PHP has its own function to work with gzip archives. I wrote the following code:
error_reporting(E_ALL);
$f = file_get_contents('http://spiderbites.nytimes.com/sitemaps/www.nytimes.com/sitemap.xml.gz');
echo $f;
$f = gzuncompress($f);
echo "<hr>";
echo $f;
First echo normally outputs the compressed file with proper header (at least first two bytes are correct). If I'd download this file with my browser I can unzip it easily.
However gzuncompress thrown Warning: gzuncompress(): data error in /home/path/to/script.php on line 5
Can anyone point me to the right direction to solve this problem?
EDIT:
The part of phpinfo() output
Or you could just use the right decompression function, gzdecode()
.
Note that gzuncompress() may not decompress some compressed strings and return a Data Error.

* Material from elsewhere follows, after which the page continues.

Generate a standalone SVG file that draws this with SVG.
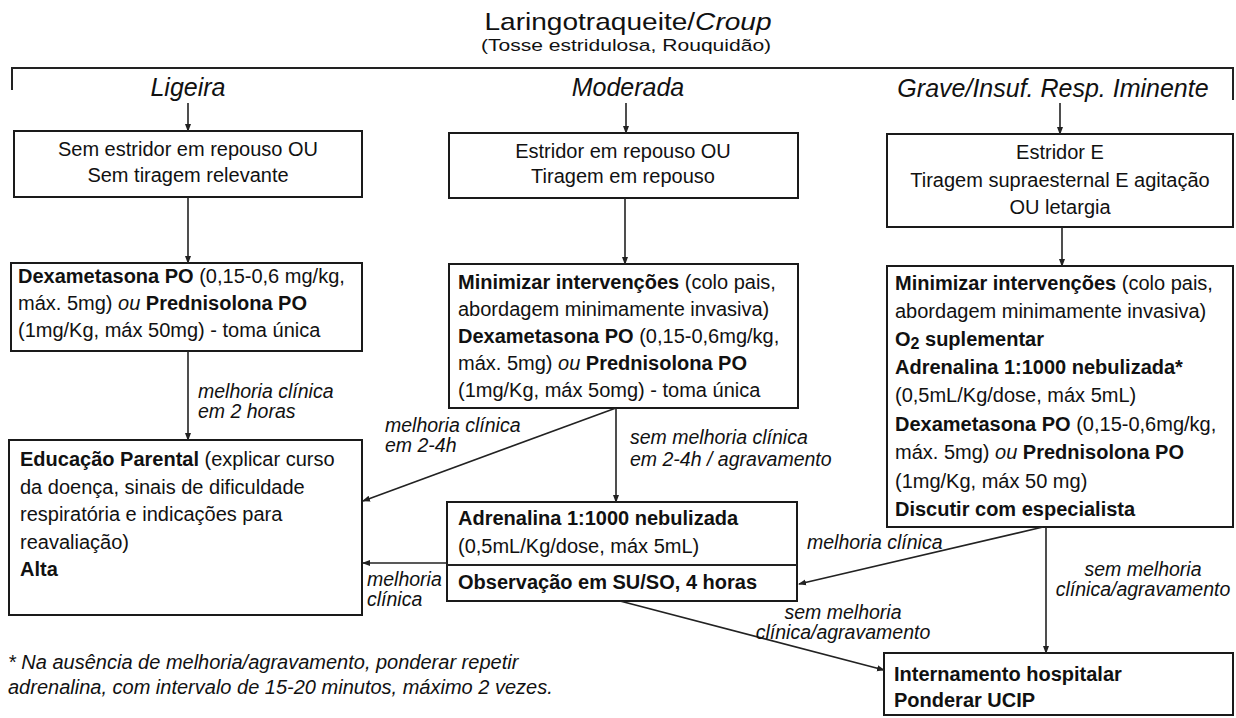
<svg xmlns="http://www.w3.org/2000/svg" width="1236" height="718" viewBox="0 0 1236 718">
<style>
.box{fill:#fff;stroke:#1a1a1a;stroke-width:2}
.t{font-family:"Liberation Sans",Arial,sans-serif;font-size:20px;fill:#111}
.b{font-weight:bold}
.i{font-style:italic}
.c{text-anchor:middle}
.lbl{font-family:"Liberation Sans",Arial,sans-serif;font-size:19.5px;font-style:italic;fill:#111}
.conn{stroke:#222;stroke-width:1.6;fill:none;marker-end:url(#ah)}
.ln{stroke:#222;stroke-width:2;fill:none}
</style>
<defs>
<marker id="ah" markerUnits="userSpaceOnUse" markerWidth="8" markerHeight="8" refX="7" refY="4" orient="auto"><path d="M0,1 L8,4 L0,7 z" fill="#222"/></marker>
</defs>
<rect width="1236" height="718" fill="#fff"/>

<g id="title">
<text class="t c" transform="translate(628,30) scale(1.17,1)" x="0" y="0" style="font-size:24px">Laringotraqueite/<tspan class="i">Croup</tspan></text>
<text class="t c" transform="translate(626,51) scale(1.24,1)" x="0" y="0" style="font-size:17px">(Tosse estridulosa, Rouquidão)</text>
<path class="ln" d="M12,90 L12,68 L1233,68 L1233,100"/>
</g>

<g id="cat-ligeira"><text class="t i c" x="188" y="96" style="font-size:25px">Ligeira</text></g>
<g id="cat-moderada"><text class="t i c" x="628" y="96" style="font-size:25px">Moderada</text></g>
<g id="cat-grave"><text class="t i c" x="1053" y="97" style="font-size:25px">Grave/Insuf. Resp. Iminente</text></g>

<g id="n1">
<rect class="box" x="14" y="131" width="348" height="66"/>
<text class="t c" x="188" y="156">Sem estridor em repouso OU</text>
<text class="t c" x="188" y="182">Sem tiragem relevante</text>
</g>

<g id="n2">
<rect class="box" x="449" y="133" width="349" height="65"/>
<text class="t c" x="623" y="158">Estridor em repouso OU</text>
<text class="t c" x="623" y="183">Tiragem em repouso</text>
</g>

<g id="n3">
<rect class="box" x="887" y="134" width="346" height="93"/>
<text class="t c" x="1060" y="159">Estridor E</text>
<text class="t c" x="1060" y="187">Tiragem supraesternal E agitação</text>
<text class="t c" x="1060" y="214">OU letargia</text>
</g>

<g id="n4">
<rect class="box" x="11" y="263" width="351" height="88"/>
<text class="t" x="18" y="283"><tspan class="b">Dexametasona PO</tspan> (0,15-0,6 mg/kg,</text>
<text class="t" x="18" y="310">máx. 5mg) <tspan class="i">ou</tspan> <tspan class="b">Prednisolona PO</tspan></text>
<text class="t" x="18" y="337">(1mg/Kg, máx 50mg) - toma única</text>
</g>

<g id="n5">
<rect class="box" x="449" y="264" width="349" height="144"/>
<text class="t" x="458" y="289"><tspan class="b">Minimizar intervenções</tspan> (colo pais,</text>
<text class="t" x="458" y="316">abordagem minimamente invasiva)</text>
<text class="t" x="458" y="343"><tspan class="b">Dexametasona PO</tspan> (0,15-0,6mg/kg,</text>
<text class="t" x="458" y="370">máx. 5mg) <tspan class="i">ou</tspan> <tspan class="b">Prednisolona PO</tspan></text>
<text class="t" x="458" y="397">(1mg/Kg, máx 5omg) - toma única</text>
</g>

<g id="n6">
<rect class="box" x="887" y="266" width="346" height="261"/>
<text class="t" x="895" y="290"><tspan class="b">Minimizar intervenções</tspan> (colo pais,</text>
<text class="t" x="895" y="318">abordagem minimamente invasiva)</text>
<text class="t b" x="895" y="346">O<tspan style="font-size:16px" dy="3">2</tspan><tspan dy="-3"> suplementar</tspan></text>
<text class="t b" x="895" y="374">Adrenalina 1:1000 nebulizada*</text>
<text class="t" x="895" y="402">(0,5mL/Kg/dose, máx 5mL)</text>
<text class="t" x="895" y="431"><tspan class="b">Dexametasona PO</tspan> (0,15-0,6mg/kg,</text>
<text class="t" x="895" y="459">máx. 5mg) <tspan class="i">ou</tspan> <tspan class="b">Prednisolona PO</tspan></text>
<text class="t" x="895" y="488">(1mg/Kg, máx 50 mg)</text>
<text class="t b" x="895" y="516">Discutir com especialista</text>
</g>

<g id="n7">
<rect class="box" x="9" y="440" width="353" height="175"/>
<text class="t" x="20" y="466"><tspan class="b">Educação Parental</tspan> (explicar curso</text>
<text class="t" x="20" y="494">da doença, sinais de dificuldade</text>
<text class="t" x="20" y="521">respiratória e indicações para</text>
<text class="t" x="20" y="549">reavaliação)</text>
<text class="t b" x="20" y="576">Alta</text>
</g>

<g id="n8">
<rect class="box" x="447" y="502" width="350" height="99"/>
<line class="ln" x1="447" y1="565" x2="797" y2="565"/>
<text class="t b" x="458" y="525">Adrenalina 1:1000 nebulizada</text>
<text class="t" x="458" y="553">(0,5mL/Kg/dose, máx 5mL)</text>
<text class="t b" x="458" y="589">Observação em SU/SO, 4 horas</text>
</g>

<g id="n9">
<rect class="box" x="884" y="653" width="349" height="62"/>
<text class="t b" x="894" y="681">Internamento hospitalar</text>
<text class="t b" x="894" y="707">Ponderar UCIP</text>
</g>

<g id="footnote">
<text class="t i" x="8" y="669">* Na ausência de melhoria/agravamento, ponderar repetir</text>
<text class="t i" x="8" y="694">adrenalina, com intervalo de 15-20 minutos, máximo 2 vezes.</text>
</g>

<g id="connectors">
<line class="conn" x1="188" y1="103" x2="188" y2="131"/>
<line class="conn" x1="626" y1="103" x2="626" y2="133"/>
<line class="conn" x1="1060" y1="103" x2="1060" y2="134"/>
<line class="conn" x1="188" y1="197" x2="188" y2="263"/>
<line class="conn" x1="625" y1="198" x2="625" y2="264"/>
<line class="conn" x1="1062" y1="227" x2="1062" y2="266"/>
<line class="conn" x1="188" y1="351" x2="188" y2="440"/>
<line class="conn" x1="616" y1="408" x2="616" y2="502"/>
<line class="conn" x1="616" y1="408" x2="363" y2="501"/>
<line class="conn" x1="447" y1="563" x2="363" y2="563"/>
<line class="conn" x1="1043" y1="527" x2="799" y2="584"/>
<line class="conn" x1="1046" y1="527" x2="1046" y2="653"/>
<line class="conn" x1="620" y1="601" x2="884" y2="670"/>
<text class="lbl" x="198" y="398">melhoria clínica</text>
<text class="lbl" x="198" y="418">em 2 horas</text>
<text class="lbl" x="630" y="444">sem melhoria clínica</text>
<text class="lbl" x="630" y="466">em 2-4h / agravamento</text>
<text class="lbl" x="385" y="432">melhoria clínica</text>
<text class="lbl" x="385" y="452">em 2-4h</text>
<text class="lbl" x="367" y="586">melhoria</text>
<text class="lbl" x="367" y="606">clínica</text>
<text class="lbl" x="807" y="549">melhoria clínica</text>
<text class="lbl c" x="1143" y="576">sem melhoria</text>
<text class="lbl c" x="1143" y="596">clínica/agravamento</text>
<text class="lbl c" x="843" y="619">sem melhoria</text>
<text class="lbl c" x="843" y="639">clínica/agravamento</text>
</g>
</svg>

The problem could be that the outside compressed string has a CRC32 checksum at the end of the file instead of Adler-32, like PHP expects.
(http://php.net/manual/en/function.gzuncompress.php#79042)
That could be an option of why it does not work.
Try with his code:
function gzuncompress_crc32($data) {
$f = tempnam('/tmp', 'gz_fix');
file_put_contents($f, "\x1f\x8b\x08\x00\x00\x00\x00\x00" . $data);
return file_get_contents('compress.zlib://' . $f);
}
Modify your code in this:
error_reporting(E_ALL);
$f = file_get_contents('http://spiderbites.nytimes.com/sitemaps/www.nytimes.com/sitemap.xml.gz');
echo $f;
$f = gzuncompress_crc32($f);
echo "<hr>";
echo $f;
As far as I have tested locally, it does not give the error anymore.